▸ **Exercise materials**:
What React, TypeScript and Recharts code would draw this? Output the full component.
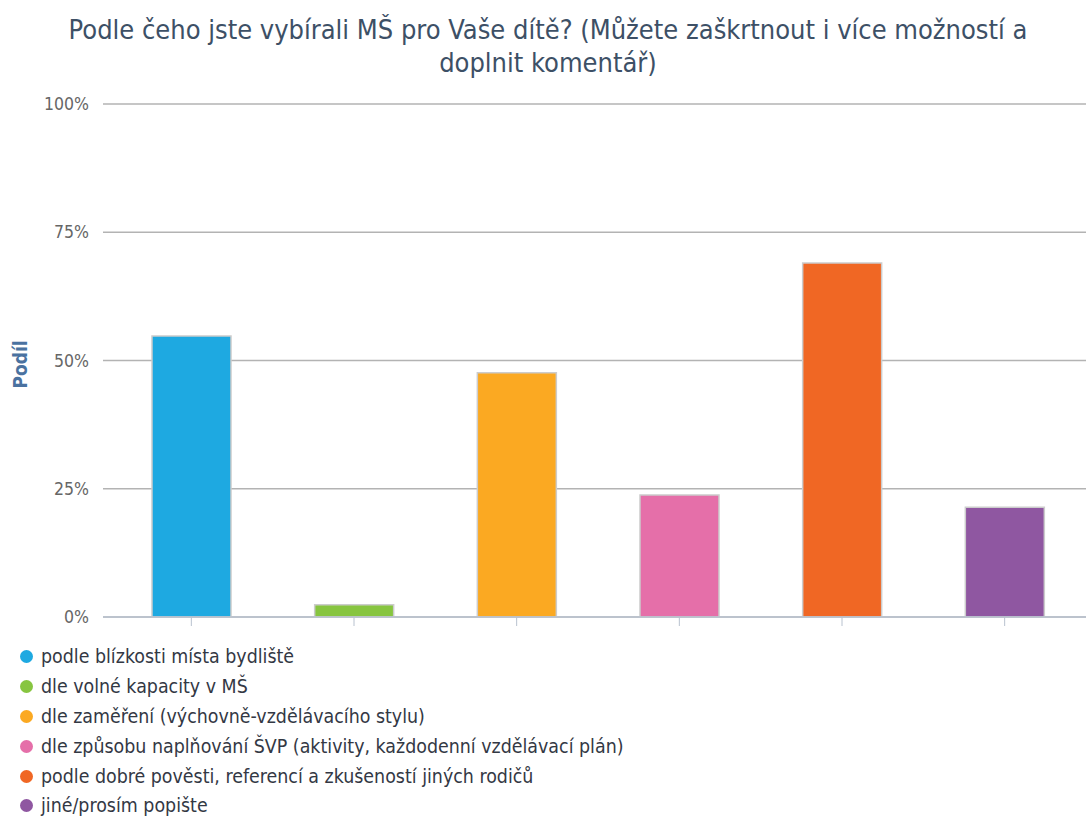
import { Bar, BarChart, CartesianGrid, Cell, Legend, XAxis, YAxis } from "recharts";

const categories = [
  "podle blízkosti místa bydliště",
  "dle volné kapacity v MŠ",
  "dle zaměření (výchovně-vzdělávacího stylu)",
  "dle způsobu naplňování ŠVP (aktivity, každodenní vzdělávací plán)",
  "podle dobré pověsti, referencí a zkušeností jiných rodičů",
  "jiné/prosím popište",
];

// share of respondents, %
const shares = [54.8, 2.4, 47.6, 23.8, 69.0, 21.4];

const colors = ["#1ea9e1", "#87c540", "#fba922", "#e56fa9", "#f06724", "#8f57a1"];

const yTicks = [0, 25, 50, 75, 100];

const title = "Podle čeho jste vybírali MŠ pro Vaše dítě? (Můžete zaškrtnout i více možností a doplnit komentář)";

const data = categories.map((name, i) => ({ name, share: shares[i] }));

const FONT = "'DejaVu Sans Condensed', 'DejaVu Sans', sans-serif";

function YLabel({ viewBox }: any) {
  const cy = viewBox.y + viewBox.height / 2 + 4;
  return (
    <text
      x={20}
      y={cy}
      transform={`rotate(-90 20 ${cy})`}
      textAnchor="middle"
      dominantBaseline="central"
      fill="#4a72a0"
      fontSize={19}
      fontWeight="bold"
      fontFamily={FONT}
      style={{ fontStretch: "condensed" }}
    >
      Podíl
    </text>
  );
}

function LegendList() {
  return (
    <ul style={{ listStyle: "none", margin: 0, padding: 0, fontFamily: FONT, fontStretch: "condensed" }}>
      {categories.map((c, i) => (
        <li key={c} style={{ display: "flex", alignItems: "center", height: 29.8, fontSize: 19.4, color: "#333844" }}>
          <span
            style={{
              display: "inline-block",
              width: 13,
              height: 13,
              borderRadius: 7,
              background: colors[i],
              marginLeft: 20,
              marginRight: 8,
            }}
          />
          {c}
        </li>
      ))}
    </ul>
  );
}

export default function App() {
  return (
    <div style={{ position: "relative", width: 1086, height: 816, background: "#fff" }}>
      <style>{"body{margin:0}"}</style>
      <div
        style={{
          position: "absolute",
          top: 13,
          left: 55,
          width: 986,
          textAlign: "center",
          fontFamily: FONT,
          fontStretch: "condensed",
          fontSize: 27,
          lineHeight: "33px",
          color: "#3d5066",
          zIndex: 1,
        }}
      >
        {title}
      </div>
      <BarChart
        width={1086}
        height={816}
        data={data}
        margin={{ top: 104, right: 0, left: 0, bottom: 189 }}
        barSize={79}
      >
        <CartesianGrid vertical={false} stroke="#b3b3b3" strokeWidth={1.5} />
        <XAxis
          dataKey="name"
          height={10}
          padding={{ left: 7, right: 0 }}
          tickFormatter={() => ""}
          tickSize={9}
          tickLine={{ stroke: "#b8c2cf" }}
          axisLine={{ stroke: "#b8c2cf", strokeWidth: 1.5 }}
        />
        <YAxis
          width={103}
          domain={[0, 100]}
          ticks={yTicks}
          tickFormatter={(v: number) => `${v}%`}
          axisLine={false}
          tickLine={false}
          tickSize={0}
          tickMargin={14}
          tick={{ fontSize: 17.5, fill: "#666", fontFamily: FONT, style: { fontStretch: "condensed" } }}
          label={<YLabel />}
        />
        <Bar dataKey="share" stroke="#cccccc" strokeWidth={1.5} isAnimationActive={false}>
          {data.map((d, i) => (
            <Cell key={d.name} fill={colors[i]} />
          ))}
        </Bar>
        <Legend
          layout="vertical"
          align="center"
          verticalAlign="middle"
          wrapperStyle={{ top: 642, left: 0, width: 800 }}
          content={() => <LegendList />}
        />
      </BarChart>
    </div>
  );
}
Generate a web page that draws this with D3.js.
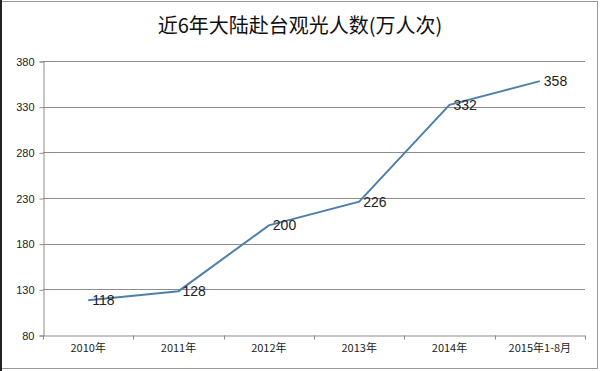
<!DOCTYPE html>
<html>
<head>
  <meta charset="utf-8">
  <title>近6年大陆赴台观光人数</title>
  <script type="text/javascript" src="https://cdn.jsdelivr.net/npm/d3@7"></script>
  <style type="text/css">
    body { margin: 0; background: #fff; }
    svg { display: block; }
  </style>
</head>
<body>
  <script type="text/javascript">

    // Data
    const years = ["2010年", "2011年", "2012年", "2013年", "2014年", "2015年1-8月"];
    const visitors = [118, 128, 200, 226, 332, 358];
    const yTicks = [80, 130, 180, 230, 280, 330, 380];

    // Width and height
    const w = 600;
    const h = 371;
    const margin = { left: 43, right: 15, top: 61, bottom: 36 };

    const svg = d3.select("body")
      .append("svg")
      .attr("width", w)
      .attr("height", h);

    // Frame
    svg.append("rect")
      .attr("x", 1.5).attr("y", 1.5)
      .attr("width", w - 4).attr("height", h - 4)
      .attr("fill", "#fff")
      .attr("stroke", "#999");
    svg.append("line")
      .attr("x1", 1).attr("x2", 1).attr("y1", 0).attr("y2", h)
      .attr("stroke", "#222").attr("stroke-width", 2);

    // Title
    svg.append("text")
      .attr("x", 300).attr("y", 33)
      .attr("text-anchor", "middle")
      .attr("font-family", "Noto Sans CJK SC")
      .attr("font-size", 20)
      .attr("fill", "#111")
      .text("近6年大陆赴台观光人数(万人次)");

    // Scales
    const x = d3.scaleBand()
      .domain(years)
      .range([margin.left, w - margin.right]);

    const y = d3.scaleLinear()
      .domain([80, 380])
      .range([h - margin.bottom, margin.top]);

    // Gridlines
    svg.append("g")
      .selectAll("line")
      .data(yTicks.slice(1))
      .enter()
      .append("line")
      .attr("x1", margin.left)
      .attr("x2", w - margin.right)
      .attr("y1", d => Math.round(y(d)) + 0.5)
      .attr("y2", d => Math.round(y(d)) + 0.5)
      .attr("stroke", "#8c8c8c");

    // Y axis
    const yAxis = svg.append("g")
      .attr("transform", "translate(" + (margin.left + 0.5) + ",0.5)")
      .call(d3.axisLeft(y).tickValues(yTicks).tickSize(4).tickPadding(5));
    yAxis.select(".domain").attr("stroke", "#8c8c8c");
    yAxis.selectAll(".tick line").attr("stroke", "#8c8c8c");
    yAxis.selectAll("text")
      .attr("font-family", "Liberation Sans, Arial")
      .attr("font-size", 11)
      .attr("fill", "#222");

    // X axis
    const xAxis = svg.append("g")
      .attr("transform", "translate(0," + (Math.round(y(80)) + 0.5) + ")")
      .call(d3.axisBottom(x).tickSize(0).tickPadding(9));
    xAxis.select(".domain").attr("stroke", "#8c8c8c");
    xAxis.selectAll("text")
      .attr("font-family", "Noto Sans CJK SC")
      .attr("font-size", 11)
      .attr("fill", "#222");

    // Category boundary ticks
    xAxis.append("g")
      .selectAll("line")
      .data(years.concat(["end"]))
      .enter()
      .append("line")
      .attr("x1", (d, i) => Math.round(margin.left + i * x.bandwidth()) + 0.5)
      .attr("x2", (d, i) => Math.round(margin.left + i * x.bandwidth()) + 0.5)
      .attr("y1", 0).attr("y2", 4)
      .attr("stroke", "#8c8c8c");

    // Line
    const line = d3.line()
      .x((d, i) => x(years[i]) + x.bandwidth() / 2)
      .y(d => y(d));

    svg.append("path")
      .datum(visitors)
      .attr("d", line)
      .attr("fill", "none")
      .attr("stroke", "#4f7fab")
      .attr("stroke-width", 2);

    // Data labels
    svg.append("g")
      .selectAll("text")
      .data(visitors)
      .enter()
      .append("text")
      .attr("x", (d, i) => x(years[i]) + x.bandwidth() / 2 + 4)
      .attr("y", d => y(d))
      .attr("dy", "0.35em")
      .attr("font-family", "Liberation Sans, Arial")
      .attr("font-size", 14)
      .attr("fill", "#222")
      .text(d => d);

  </script>
</body>
</html>
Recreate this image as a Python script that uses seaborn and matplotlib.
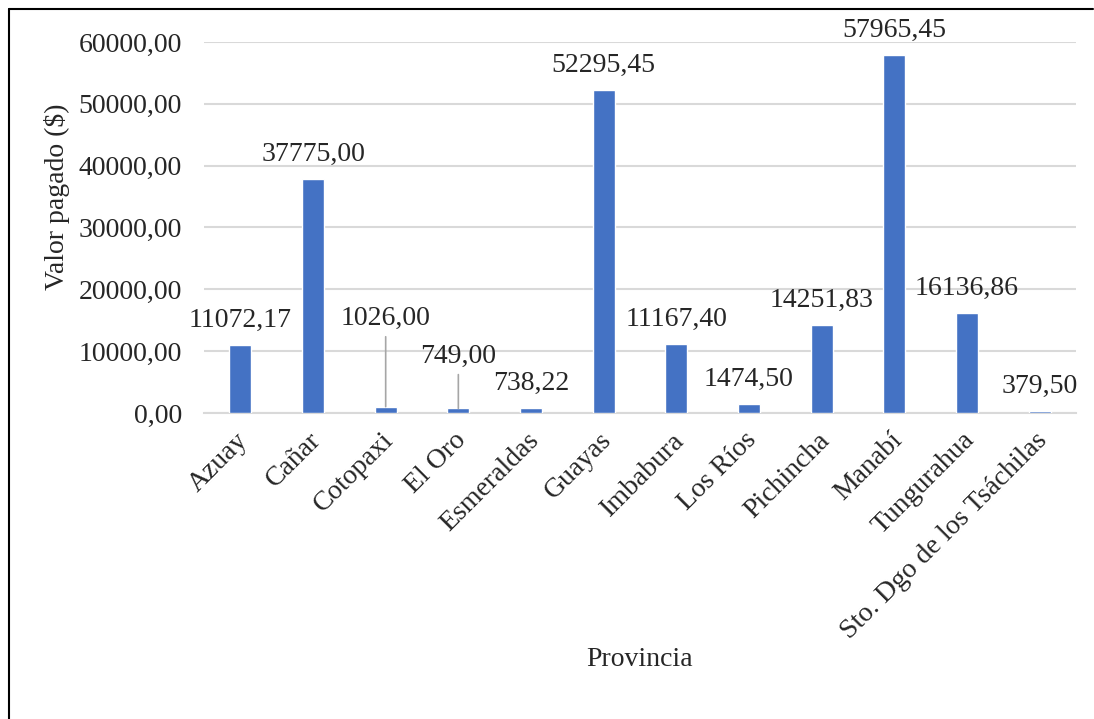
import matplotlib
matplotlib.use("Agg")
import matplotlib.pyplot as plt
import matplotlib.transforms as mtransforms
from matplotlib.lines import Line2D
import seaborn as sns
import pandas as pd

provincias = ["Azuay", "Cañar", "Cotopaxi", "El Oro", "Esmeraldas", "Guayas",
              "Imbabura", "Los Ríos", "Pichincha", "Manabí", "Tungurahua",
              "Sto. Dgo de los Tsáchilas"]
valores = [11072.17, 37775.00, 1026.00, 749.00, 738.22, 52295.45,
           11167.40, 1474.50, 14251.83, 57965.45, 16136.86, 379.50]
y_ticks = [0, 10000, 20000, 30000, 40000, 50000, 60000]

df = pd.DataFrame({"Provincia": provincias, "Valor": valores})

sns.set_theme(style="white")
plt.rcParams["font.family"] = ["Liberation Serif", "DejaVu Serif"]
FS = 20
plt.rcParams["font.size"] = FS

BAR = "#4472C4"
GRID = "#D9D9D9"
LEADER = "#A6A6A6"


def fmt(v):
    return f"{v:.2f}".replace(".", ",")


fig = plt.figure(figsize=(10.94, 7.19), dpi=100)
ax = fig.add_axes([0.1865, 0.4256, 0.797, 0.516])

sns.barplot(data=df, x="Provincia", y="Valor", color=BAR, width=0.30,
            saturation=1, ax=ax, zorder=3)

ax.set_ylim(0, 60000)
ax.set_xlim(-0.5, len(provincias) - 0.5)
ax.set_yticks(y_ticks)
ax.set_yticklabels([fmt(t) for t in y_ticks])
ax.yaxis.grid(True, color=GRID, linewidth=1.5, zorder=0)
ax.set_axisbelow(True)
for s in ["top", "right", "left"]:
    ax.spines[s].set_visible(False)
ax.spines["bottom"].set_color(GRID)
ax.spines["bottom"].set_linewidth(1.5)
ax.tick_params(axis="y", length=0, pad=16, labelsize=FS)
ax.tick_params(axis="x", length=0, pad=17, labelsize=FS)

# rotated category labels
offset = mtransforms.ScaledTranslation(4 / 100, 0, fig.dpi_scale_trans)
for lbl in ax.get_xticklabels():
    lbl.set_rotation(45)
    lbl.set_ha("right")
    lbl.set_va("center")
    lbl.set_rotation_mode("anchor")
    lbl.set_transform(lbl.get_transform() + offset)

ax.set_xlabel("Provincia", fontsize=FS, va="baseline")
ax.xaxis.set_label_coords(0.5, -0.682)
ax.set_ylabel("Valor pagado ($)", fontsize=FS)
ax.yaxis.set_label_coords(-0.1537, 0.582)

# value labels; two small bars get raised labels with leader lines
raised = {"Cotopaxi": 59, "El Oro": 33}
for i, (name, v) in enumerate(zip(provincias, valores)):
    if name in raised:
        ax.annotate(fmt(v), xy=(i, v), xytext=(0, raised[name]),
                    textcoords="offset points", ha="center", va="baseline",
                    fontsize=FS,
                    arrowprops=dict(arrowstyle="-", color=LEADER, lw=1.2,
                                    shrinkA=2, shrinkB=0))
    else:
        ax.annotate(fmt(v), xy=(i, v), xytext=(0, 13),
                    textcoords="offset points", ha="center", va="baseline",
                    fontsize=FS)

# frame lines along the top and left edge
fig.add_artist(Line2D([8.5 / 1094, 1093 / 1094], [1 - 8.5 / 719, 1 - 8.5 / 719],
                      transform=fig.transFigure, color="black", lw=1.5))
fig.add_artist(Line2D([9 / 1094, 9 / 1094], [0, 1 - 8.5 / 719],
                      transform=fig.transFigure, color="black", lw=1.5))

fig.savefig("out.png", dpi=100, facecolor="white")
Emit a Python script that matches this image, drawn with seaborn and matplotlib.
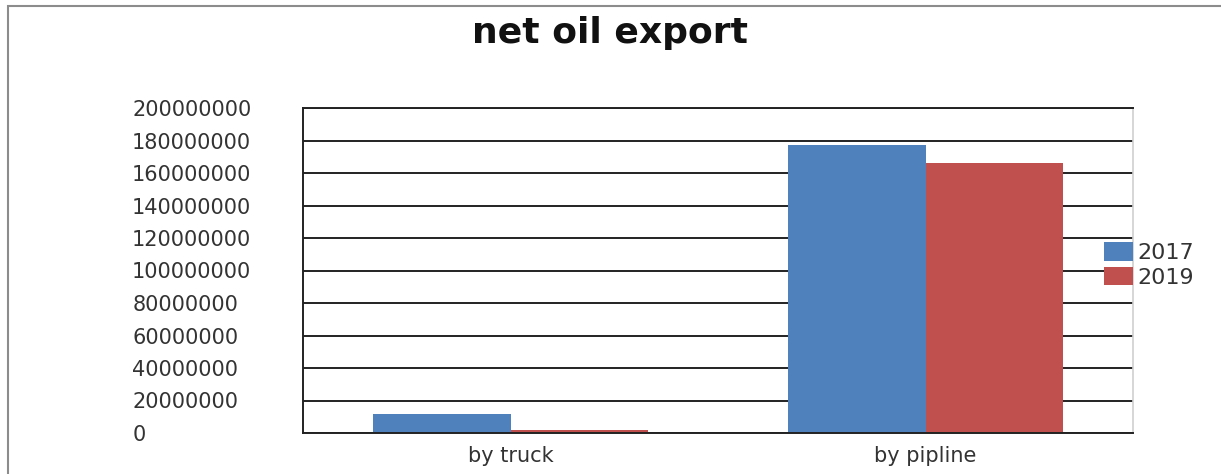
import matplotlib
matplotlib.use("Agg")
import matplotlib.pyplot as plt
import seaborn as sns
import pandas as pd
from matplotlib.patches import Rectangle

# values
categories = ["by truck", "by pipline"]
years = ["2017", "2019"]
values_2017 = [11500000, 177000000]
values_2019 = [1800000, 166000000]
y_ticks = [0, 20000000, 40000000, 60000000, 80000000, 100000000,
           120000000, 140000000, 160000000, 180000000, 200000000]

df = pd.DataFrame({
    "route": categories * 2,
    "year": [years[0]] * 2 + [years[1]] * 2,
    "value": values_2017 + values_2019,
})

sns.set_style("white")
plt.rcParams["font.family"] = ["DejaVu Sans"]

fig = plt.figure(figsize=(12.21, 4.74), dpi=100)
ax = fig.add_axes([303 / 1221, 41 / 474, 830 / 1221, 325 / 474])

sns.barplot(data=df, x="route", y="value", hue="year", order=categories,
            hue_order=years, palette=["#4F81BD", "#C0504D"],
            width=0.665, gap=0, saturation=1, linewidth=0, ax=ax, legend=True)

ax.set_xlim(-0.5, 1.5)
ax.set_ylim(0, 200000000)
ax.set_yticks(y_ticks)
ax.set_yticklabels([str(v) for v in y_ticks], ha="left")
ax.yaxis.set_tick_params(length=0, pad=123, labelsize=15, labelcolor="#333333")
ax.xaxis.set_tick_params(length=0, pad=9, labelsize=15, labelcolor="#333333")
ax.set_xlabel("")
ax.set_ylabel("")

# horizontal gridlines behind bars
for v in y_ticks:
    ax.axhline(v, color="#222222", lw=1.4, zorder=0)
ax.set_axisbelow(True)

for side in ["left", "bottom", "top"]:
    ax.spines[side].set_color("#222222")
    ax.spines[side].set_linewidth(1.4)
ax.spines["right"].set_color("#d0d0d0")
ax.spines["right"].set_linewidth(1.2)

leg = ax.legend(loc="center left", bbox_to_anchor=(1095 / 1221, 1 - 265 / 474),
                bbox_transform=fig.transFigure, frameon=False, fontsize=16,
                handlelength=1.3, handleheight=0.9, handletextpad=0.2,
                labelspacing=0.15, borderaxespad=0)
for t in leg.get_texts():
    t.set_color("#333333")

fig.suptitle("net oil export", x=0.5, y=0.93, va="center",
             fontsize=26, fontweight="bold", color="#111111")

# outer chart frame
fig.patches.append(Rectangle((8 / 1221, -0.05), 1.2, 1 - 6 / 474 + 0.05,
                             transform=fig.transFigure, fill=False,
                             edgecolor="#8c8c8c", lw=1.5))

fig.savefig("out.png", dpi=100)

▸ **Task instructions**:
Please repeat exactly the data above from its first line to the line that contains "Sans Condensed', 'DejaVu", inclusive, and leave every picture out.

▸ **Response**:
What React, TypeScript and Recharts code would draw this? Output the full component.
import { Bar, BarChart, CartesianGrid, Cell, Legend, XAxis, YAxis } from "recharts";

const categories = [
  "podle blízkosti místa bydliště",
  "dle volné kapacity v MŠ",
  "dle zaměření (výchovně-vzdělávacího stylu)",
  "dle způsobu naplňování ŠVP (aktivity, každodenní vzdělávací plán)",
  "podle dobré pověsti, referencí a zkušeností jiných rodičů",
  "jiné/prosím popište",
];

// share of respondents, %
const shares = [54.8, 2.4, 47.6, 23.8, 69.0, 21.4];

const colors = ["#1ea9e1", "#87c540", "#fba922", "#e56fa9", "#f06724", "#8f57a1"];

const yTicks = [0, 25, 50, 75, 100];

const title = "Podle čeho jste vybírali MŠ pro Vaše dítě? (Můžete zaškrtnout i více možností a doplnit komentář)";

const data = categories.map((name, i) => ({ name, share: shares[i] }));

const FONT = "'DejaVu Sans Condensed', 'DejaVu Sans', sans-serif";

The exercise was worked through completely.